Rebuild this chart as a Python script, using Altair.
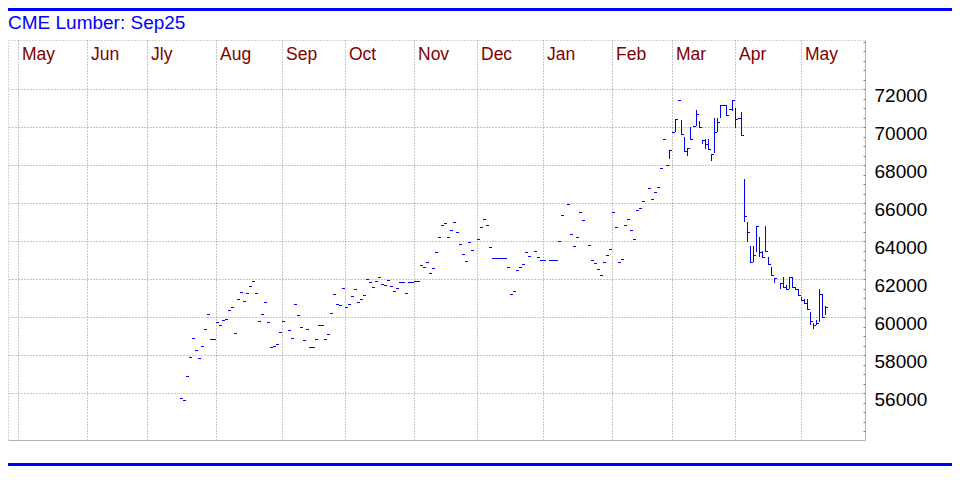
import altair as alt
import pandas as pd

# ---- data (bar index: one slot per trading-day bar, left to right) ----
closes = [
    55753, 55632, 56895, 57895, 58895, 58263, 57842, 58474, 59368, 60174,   # 0-9
    58842, 58842, 59737, 59579, 59842, 59895, 60368, 60526, 59158, 60947,   # 10-19
    61316, 60842, 61263, 61632, 61895, 61263, 59790, 60158, 60789, 59737,   # 20-29
    58421, 58474, 58579, 59211, 59790, None, 59316, 58895, 60700, 60105,    # 30-39
    59474, 58789, 59368, 58421, 58421, 58842, 59579, 59579, 58842, 59105,   # 40-49
    60210, 61210, 60684, 60632, 61526, 60526, 60684, 61105, 61474, 60789,   # 50-59
    60947, 61158, 62000, 61842, 61579, 61895, 62105, 61737, 61684, 61947,   # 60-69
    61632, 61368, 61526, 61842, 61842, 61263, 61842, 61842, 61895, 61895,   # 70-79
    62737, 62632, 62895, 62316, 62579, 63421, 64211, 64842, 64947, 64211,   # 80-89
    64579, 65000, 64474, 63842, 63316, 62947, 63947, 63526, None, 64105,    # 90-99
    64737, 65158, 64842, 63684, 63105, 63105, 63105, 63105, 63105, 62632,   # 100-109
    61210, 61368, 62474, 62632, 62789, 63421, 63211, None, 63474, 63158,    # 110-119
    63000, 63000, None, 63000, 63000, 63000, 64000, 65368, None, 65947,     # 120-129
    64368, 63737, 64211, 65526, 65105, None, 63790, 63000, 62842, 62526,    # 130-139
    62211, 62895, 63263, 63579, 65526, 64737, 62895, 63053, 64842, 65158,   # 140-149
    64579, 64105, 65632, 65737, 66105, None, 66790, 66211, 66579, 66842,    # 150-159
    67842, 69368, 68000, 68789, 69737, 70421, 71421, 69632, 68737, 68895,   # 160-169
    69368, 70053, 70684, 70000, 69316, 69105, 68842, 68579, 69737, 70263,   # 170-179
    71174, 71174, 70632, 70947, 71421, 70421, 70474, 69595, 65347, 64505,   # 180-189
    62926, 63263, 64821, 63453, 63158, 63490, 62789, 62226, 62084, None,    # 190-199
    61821, 61611, 61474, 62105, 61579, 61474, 61158, 60895, 60737, 60421,   # 200-209
    59821, 59579, 59684, 61226, 60032, 60526,                               # 210-215
]

RANGE_START = 163  # highs / lows below start at this bar
highs = [
    68789, None, 70421, None, 70384, 69474, 68895, 70000, None, 70895,
    70316, 69316, 69368, 69368, 68579, 70474, 70474, 71174, None, 71174,
    None, 71421, 71000, None, 70789, 67263, 65032, 63753, 63753, 64821,
    64226, 63490, 64821, 63158, 62648, 62084, None, 61821, 62105, 61684,
    62105, 62105, 61579, 61474, 61084, 60963, 60963, 60279, 59684, 59858,
    61474, 61226, 60595,
]
lows = [
    68332, None, 69737, None, 69632, 68737, 68474, 69368, None, 70053,
    70000, 69105, 68842, 68842, 68211, 68632, 69737, 70474, None, 70632,
    None, 70842, 69979, None, 69595, 65032, 63979, 62926, 62926, 63453,
    63158, 63158, 63490, 62789, 62226, 61789, None, 61474, 61611, 61474,
    61474, 61579, 61474, 61158, 60895, 60737, 60421, 59579, 59400, 59579,
    59768, 60032, 60121,
]

month_names = ["May", "Jun", "Jly", "Aug", "Sep", "Oct", "Nov", "Dec",
               "Jan", "Feb", "Mar", "Apr", "May"]
month_start_bar = [-54, -31, -11, 12, 34, 55, 78, 99, 121, 144, 164, 185, 207]

y_major = list(range(56000, 72001, 2000))
y_minor = list(range(54000, 74501, 500))

title_text = "CME Lumber: Sep25"

# ---- build table ----
rows = []
for i, c in enumerate(closes):
    if c is None:
        continue
    h = lo = c
    j = i - RANGE_START
    if 0 <= j < len(highs) and highs[j] is not None:
        h, lo = highs[j], lows[j]
    rows.append({"b": i, "close": c, "high": h, "low": lo})
df = pd.DataFrame(rows)

BLUE = "#0000ff"
GRID = "#8c8c8c"
EDGE = "#b4b4b4"
FONT = "Liberation Sans"

xs = alt.Scale(domain=[-172 / 3, 685 / 3], nice=False, zero=False, round=True)
ys = alt.Scale(domain=[53542, 74595], nice=False, zero=False, round=True)

label_expr = (
    "[" + ",".join("'%s'" % m for m in month_names) + "][indexof(["
    + ",".join(str(v) for v in month_start_bar) + "], datum.value)]"
)

top_axis = alt.Axis(
    orient="top", values=month_start_bar, labelExpr=label_expr, title=None,
    ticks=False, tickSize=0, domain=False, grid=True, gridColor=GRID,
    gridDash=[1, 2], labelAlign="left", labelBaseline="top", labelPadding=-5,
    labelOffset=3.5, labelFlush=False, labelOverlap=False, labelBound=False,
    labelColor="#800000", labelFont=FONT, labelFontSize=17.5,
)
right_axis = alt.Axis(
    orient="right", values=y_major, format="d", title=None, ticks=False,
    tickSize=0, domain=True, domainColor=EDGE, grid=True, gridColor=GRID,
    gridDash=[1, 2], labelAlign="left", labelBaseline="top", labelPadding=9,
    labelOffset=-2.5, labelColor="black", labelFont=FONT, labelFontSize=19,
    labelOverlap=False, labelFlush=False,
)
bottom_axis = alt.Axis(
    orient="bottom", labels=False, ticks=False, grid=False, domain=True,
    domainColor=EDGE, title=None,
)
minor_axis = alt.Axis(
    orient="left", offset=-857, values=y_minor, labels=False, ticks=True,
    tickSize=2, tickColor="#808080", domain=False, grid=False, title=None,
)

closes_layer = alt.Chart(df).transform_calculate(
    b2="datum.b + 1"
).mark_rule(color=BLUE, strokeWidth=1, yOffset=0.5, strokeCap="butt").encode(
    x=alt.X("b:Q", scale=xs, axis=top_axis),
    x2="b2:Q",
    y=alt.Y("close:Q", scale=ys, axis=right_axis),
)

range_layer = alt.Chart(df).transform_filter(
    "datum.high > datum.low"
).mark_rule(color=BLUE, strokeWidth=1, xOffset=0.5, strokeCap="butt").encode(
    x=alt.X("b:Q", scale=xs, axis=bottom_axis),
    y=alt.Y("low:Q", scale=ys, axis=minor_axis),
    y2="high:Q",
)

one = pd.DataFrame({"k": [0]})
top_band = alt.Chart(one).mark_rule(color=BLUE, strokeWidth=3).encode(
    x=alt.value(0), x2=alt.value(944), y=alt.value(-30.5)
)
bottom_band = alt.Chart(one).mark_rule(color=BLUE, strokeWidth=3).encode(
    x=alt.value(0), x2=alt.value(944), y=alt.value(424.5)
)

chart = alt.layer(closes_layer, range_layer, top_band, bottom_band).resolve_axis(
    x="independent", y="independent"
).properties(
    width=857,
    height=400,
    title=alt.TitleParams(
        text=title_text, anchor="start", frame="group", color=BLUE,
        font=FONT, fontSize=19, fontWeight="normal", baseline="alphabetic",
        offset=-40,
    ),
    autosize=alt.AutoSizeParams(type="none"),
    padding={"left": 0, "top": 32, "right": 87, "bottom": 26},
).configure_view(
    stroke="#a8a8a8", strokeDash=[1, 2], strokeWidth=1
)

chart.save("out.html", embed_options={"renderer": "svg", "actions": False})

====

Aim of the task: Write the listing out a second time exactly, dropping all images.

Response below:
Rebuild this chart as a Python script, using Altair.
import altair as alt
import pandas as pd

# ---- data (bar index: one slot per trading-day bar, left to right) ----
closes = [
    55753, 55632, 56895, 57895, 58895, 58263, 57842, 58474, 59368, 60174,   # 0-9
    58842, 58842, 59737, 59579, 59842, 59895, 60368, 60526, 59158, 60947,   # 10-19
    61316, 60842, 61263, 61632, 61895, 61263, 59790, 60158, 60789, 59737,   # 20-29
    58421, 58474, 58579, 59211, 59790, None, 59316, 58895, 60700, 60105,    # 30-39
    59474, 58789, 59368, 58421, 58421, 58842, 59579, 59579, 58842, 59105,   # 40-49
    60210, 61210, 60684, 60632, 61526, 60526, 60684, 61105, 61474, 60789,   # 50-59
    60947, 61158, 62000, 61842, 61579, 61895, 62105, 61737, 61684, 61947,   # 60-69
    61632, 61368, 61526, 61842, 61842, 61263, 61842, 61842, 61895, 61895,   # 70-79
    62737, 62632, 62895, 62316, 62579, 63421, 64211, 64842, 64947, 64211,   # 80-89
    64579, 65000, 64474, 63842, 63316, 62947, 63947, 63526, None, 64105,    # 90-99
    64737, 65158, 64842, 63684, 63105, 63105, 63105, 63105, 63105, 62632,   # 100-109
    61210, 61368, 62474, 62632, 62789, 63421, 63211, None, 63474, 63158,    # 110-119
    63000, 63000, None, 63000, 63000, 63000, 64000, 65368, None, 65947,     # 120-129
    64368, 63737, 64211, 65526, 65105, None, 63790, 63000, 62842, 62526,    # 130-139
    62211, 62895, 63263, 63579, 65526, 64737, 62895, 63053, 64842, 65158,   # 140-149
    64579, 64105, 65632, 65737, 66105, None, 66790, 66211, 66579, 66842,    # 150-159
    67842, 69368, 68000, 68789, 69737, 70421, 71421, 69632, 68737, 68895,   # 160-169
    69368, 70053, 70684, 70000, 69316, 69105, 68842, 68579, 69737, 70263,   # 170-179
    71174, 71174, 70632, 70947, 71421, 70421, 70474, 69595, 65347, 64505,   # 180-189
    62926, 63263, 64821, 63453, 63158, 63490, 62789, 62226, 62084, None,    # 190-199
    61821, 61611, 61474, 62105, 61579, 61474, 61158, 60895, 60737, 60421,   # 200-209
    59821, 59579, 59684, 61226, 60032, 60526,                               # 210-215
]

RANGE_START = 163  # highs / lows below start at this bar
highs = [
    68789, None, 70421, None, 70384, 69474, 68895, 70000, None, 70895,
    70316, 69316, 69368, 69368, 68579, 70474, 70474, 71174, None, 71174,
    None, 71421, 71000, None, 70789, 67263, 65032, 63753, 63753, 64821,
    64226, 63490, 64821, 63158, 62648, 62084, None, 61821, 62105, 61684,
    62105, 62105, 61579, 61474, 61084, 60963, 60963, 60279, 59684, 59858,
    61474, 61226, 60595,
]
lows = [
    68332, None, 69737, None, 69632, 68737, 68474, 69368, None, 70053,
    70000, 69105, 68842, 68842, 68211, 68632, 69737, 70474, None, 70632,
    None, 70842, 69979, None, 69595, 65032, 63979, 62926, 62926, 63453,
    63158, 63158, 63490, 62789, 62226, 61789, None, 61474, 61611, 61474,
    61474, 61579, 61474, 61158, 60895, 60737, 60421, 59579, 59400, 59579,
    59768, 60032, 60121,
]

month_names = ["May", "Jun", "Jly", "Aug", "Sep", "Oct", "Nov", "Dec",
               "Jan", "Feb", "Mar", "Apr", "May"]
month_start_bar = [-54, -31, -11, 12, 34, 55, 78, 99, 121, 144, 164, 185, 207]

y_major = list(range(56000, 72001, 2000))
y_minor = list(range(54000, 74501, 500))

title_text = "CME Lumber: Sep25"

# ---- build table ----
rows = []
for i, c in enumerate(closes):
    if c is None:
        continue
    h = lo = c
    j = i - RANGE_START
    if 0 <= j < len(highs) and highs[j] is not None:
        h, lo = highs[j], lows[j]
    rows.append({"b": i, "close": c, "high": h, "low": lo})
df = pd.DataFrame(rows)

BLUE = "#0000ff"
GRID = "#8c8c8c"
EDGE = "#b4b4b4"
FONT = "Liberation Sans"

xs = alt.Scale(domain=[-172 / 3, 685 / 3], nice=False, zero=False, round=True)
ys = alt.Scale(domain=[53542, 74595], nice=False, zero=False, round=True)

label_expr = (
    "[" + ",".join("'%s'" % m for m in month_names) + "][indexof(["
    + ",".join(str(v) for v in month_start_bar) + "], datum.value)]"
)

top_axis = alt.Axis(
    orient="top", values=month_start_bar, labelExpr=label_expr, title=None,
    ticks=False, tickSize=0, domain=False, grid=True, gridColor=GRID,
    gridDash=[1, 2], labelAlign="left", labelBaseline="top", labelPadding=-5,
    labelOffset=3.5, labelFlush=False, labelOverlap=False, labelBound=False,
    labelColor="#800000", labelFont=FONT, labelFontSize=17.5,
)
right_axis = alt.Axis(
    orient="right", values=y_major, format="d", title=None, ticks=False,
    tickSize=0, domain=True, domainColor=EDGE, grid=True, gridColor=GRID,
    gridDash=[1, 2], labelAlign="left", labelBaseline="top", labelPadding=9,
    labelOffset=-2.5, labelColor="black", labelFont=FONT, labelFontSize=19,
    labelOverlap=False, labelFlush=False,
)
bottom_axis = alt.Axis(
    orient="bottom", labels=False, ticks=False, grid=False, domain=True,
    domainColor=EDGE, title=None,
)
minor_axis = alt.Axis(
    orient="left", offset=-857, values=y_minor, labels=False, ticks=True,
    tickSize=2, tickColor="#808080", domain=False, grid=False, title=None,
)

closes_layer = alt.Chart(df).transform_calculate(
    b2="datum.b + 1"
).mark_rule(color=BLUE, strokeWidth=1, yOffset=0.5, strokeCap="butt").encode(
    x=alt.X("b:Q", scale=xs, axis=top_axis),
    x2="b2:Q",
    y=alt.Y("close:Q", scale=ys, axis=right_axis),
)

range_layer = alt.Chart(df).transform_filter(
    "datum.high > datum.low"
).mark_rule(color=BLUE, strokeWidth=1, xOffset=0.5, strokeCap="butt").encode(
    x=alt.X("b:Q", scale=xs, axis=bottom_axis),
    y=alt.Y("low:Q", scale=ys, axis=minor_axis),
    y2="high:Q",
)

one = pd.DataFrame({"k": [0]})
top_band = alt.Chart(one).mark_rule(color=BLUE, strokeWidth=3).encode(
    x=alt.value(0), x2=alt.value(944), y=alt.value(-30.5)
)
bottom_band = alt.Chart(one).mark_rule(color=BLUE, strokeWidth=3).encode(
    x=alt.value(0), x2=alt.value(944), y=alt.value(424.5)
)

chart = alt.layer(closes_layer, range_layer, top_band, bottom_band).resolve_axis(
    x="independent", y="independent"
).properties(
    width=857,
    height=400,
    title=alt.TitleParams(
        text=title_text, anchor="start", frame="group", color=BLUE,
        font=FONT, fontSize=19, fontWeight="normal", baseline="alphabetic",
        offset=-40,
    ),
    autosize=alt.AutoSizeParams(type="none"),
    padding={"left": 0, "top": 32, "right": 87, "bottom": 26},
).configure_view(
    stroke="#a8a8a8", strokeDash=[1, 2], strokeWidth=1
)

chart.save("out.html", embed_options={"renderer": "svg", "actions": False})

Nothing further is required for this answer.